3,5 millions d’euros d’investissement en 10 ans
Ainsi, depuis 2015, l’éleveur aura investi pas moins de 3,5 millions d’euros dans l’élevage, pour un EBE avoisinant les 250 000 € en moyenne. À cela s’ajoute l’activité de méthanisation. « Les investissements paraissent énormes, mais entre le drainage, l’irrigation ou encore les machines, la grande culture demande tout autant de fonds », tranche l’agriculteur. « C’est juste qu’il y a tout une partie qu’on ne voit pas parce qu’elle est sous terre ».
La décapitalisation bovine, en marche depuis 2016, contribue à maintenir les prix.

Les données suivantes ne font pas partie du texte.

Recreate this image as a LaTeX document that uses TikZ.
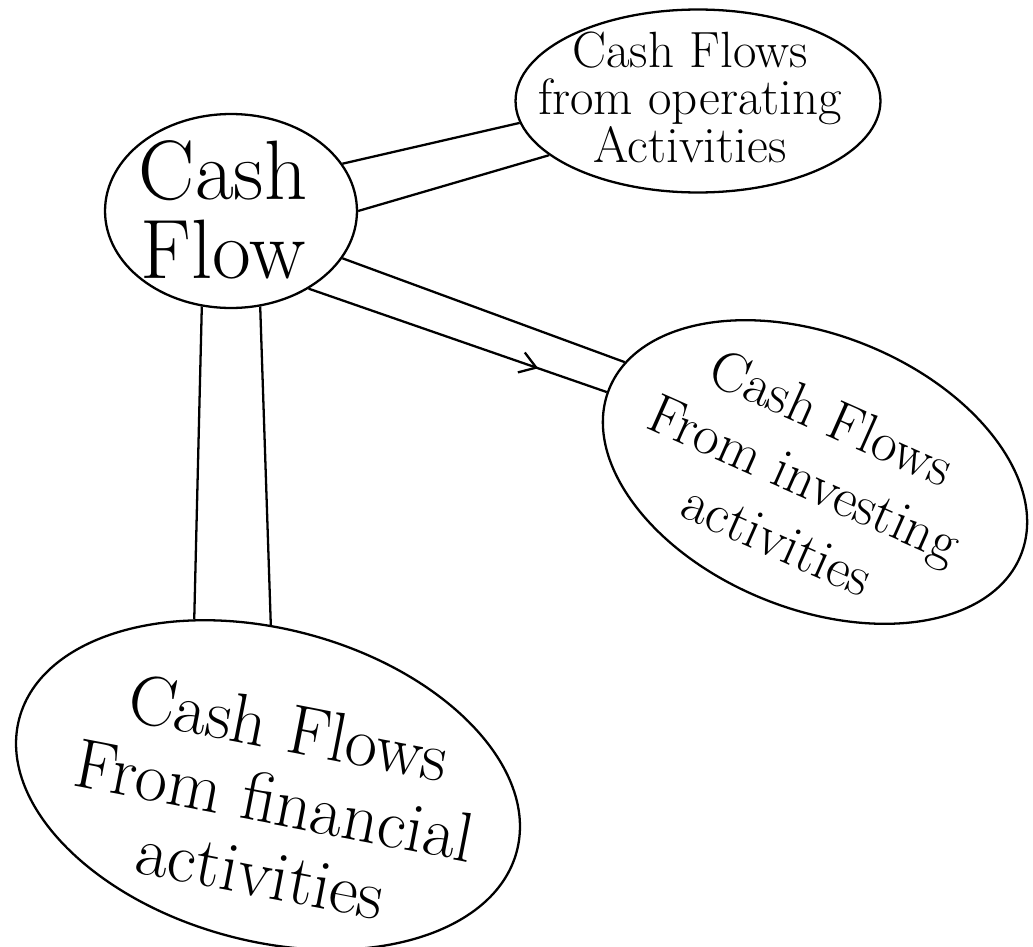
\documentclass[tikz,border=0pt]{standalone}
\usetikzlibrary{shapes.geometric,arrows.meta,decorations.markings}
\begin{document}
\begin{tikzpicture}[x=0.02cm,y=-0.02cm]
\tikzset{bubble/.style={draw, ellipse, line width=1.3pt, inner sep=0pt},
  hand/.style={align=center, inner sep=0pt},
  band/.style={line width=1.3pt},
  midarrow/.style={postaction={decorate}, decoration={markings,
    mark=at position 0.77 with {\arrow{Straight Barb[length=9pt,width=12pt,line width=1.3pt]}}}}}
\useasboundingbox (0,0) rectangle (1033,946);
\clip (0,0) rectangle (1033,946);
\node[bubble, minimum width=5.04cm, minimum height=3.88cm] (cash) at (231,211) {};
\node[bubble, minimum width=7.3cm, minimum height=3.66cm] (oper) at (698,101) {};
\node[bubble, rotate=-22, minimum width=8.88cm, minimum height=5.48cm] (inv) at (815,472) {};
\node[bubble, rotate=-15, minimum width=10.3cm, minimum height=6.24cm] (fin) at (268,785) {};
\node[hand, font=\fontsize{48}{45}\selectfont] (cashtxt) at (223,210) {Cash\\Flow};
\node[hand, font=\fontsize{29}{27}\selectfont] (opertxt) at (690,97) {Cash Flows\\from operating\\Activities};
\node[hand, rotate=-24, font=\fontsize{32}{38}\selectfont] (invtxt) at (805,478) {Cash Flows\\From investing\\activities};
\node[hand, rotate=-11, font=\fontsize{40}{42}\selectfont] (fintxt) at (275,800) {Cash Flows\\From financial\\activities};
\draw[band] (cash.23) -- (oper.187);
\draw[band] (cash.0) -- (oper.200);
\draw[band] (cash.-23) -- (inv.172);
\draw[band, midarrow] (cash.-45) -- (inv.181);
\draw[band] (cash.253) -- (fin.129);
\draw[band] (cash.287) -- (fin.104);
\end{tikzpicture}
\end{document}
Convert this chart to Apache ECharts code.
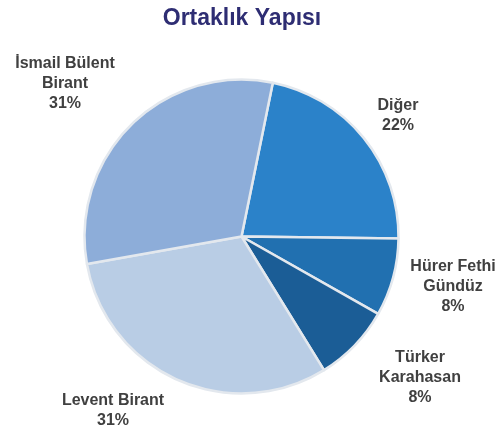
<!DOCTYPE html>
<html>
<head>
<meta charset="utf-8">
<title>Ortaklık Yapısı</title>
<script src="https://cdn.jsdelivr.net/npm/echarts@6/dist/echarts.min.js"></script>
<style>
html,body{margin:0;padding:0;background:#fff;}
#main{width:504px;height:433px;}
</style>
</head>
<body>
<div id="main"></div>
<script>
// veriler - saat yönünde, üstten başlayarak
var names = ['Diğer', 'Hürer Fethi\nGündüz', 'Türker\nKarahasan', 'Levent Birant', 'İsmail Bülent\nBirant'];
var values = [22, 8, 8, 31, 31];
var colors = ['#2b82c9', '#2170b0', '#1b5d96', '#b9cde5', '#8dadd9'];
// etiket merkezleri (piksel)
var labelPos = [[398, 116], [453, 287], [420, 378], [113, 411], [65, 84]];

var myChart = echarts.init(document.getElementById('main'));

var data = [];
for (var i = 0; i < names.length; i++) {
	data.push({ name: names[i], value: values[i], itemStyle: { color: colors[i] } });
}

var option = {
	animation: false,
	title: {
		text: 'Ortaklık Yapısı',
		left: 237,
		top: 2,
		textAlign: 'center',
		textStyle: {
			fontFamily: 'Liberation Sans, Arial, sans-serif',
			fontSize: 23,
			fontWeight: 'bold',
			color: '#2e2d73'
		}
	},
	series: [{
		type: 'pie',
		center: [241.5, 236.5],
		radius: [0, 157],
		startAngle: 78.5,
		clockwise: true,
		data: data,
		itemStyle: {
			borderColor: '#e3e8ee',
			borderWidth: 2.5
		},
		emphasis: { disabled: true },
		labelLine: { show: false },
		label: {
			show: true,
			position: 'outside',
			formatter: '{b}\n{c}%',
			fontFamily: 'Liberation Sans, Arial, sans-serif',
			fontSize: 16,
			fontWeight: 'bold',
			lineHeight: 20,
			color: '#404040',
			align: 'center',
			overflow: 'none'
		},
		labelLayout: function (params) {
			var p = labelPos[params.dataIndex];
			return { x: p[0], y: p[1], align: 'center', verticalAlign: 'middle' };
		}
	}]
};
myChart.setOption(option);
</script>
</body>
</html>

D’ici 4 à 5 ans, l’éleveur espère en finir définitivement avec les cultures légumières. « J’aurai financé une bonne partie des investissements d’ici là », poursuit Florent, qui s’est lancé dans la viande en 2015. « C’est certain que les légumes nous ont donné de la capacité d’investissement, et je pense que c’était le moment pour faire la bascule. Je n’ai peut-être pas appris grand-chose à l’école, mais je suis convaincu d’une chose : il faut investir à contrecourant. Si la bonne affaire est trop évidente, c’est que ça n’en est pas une ».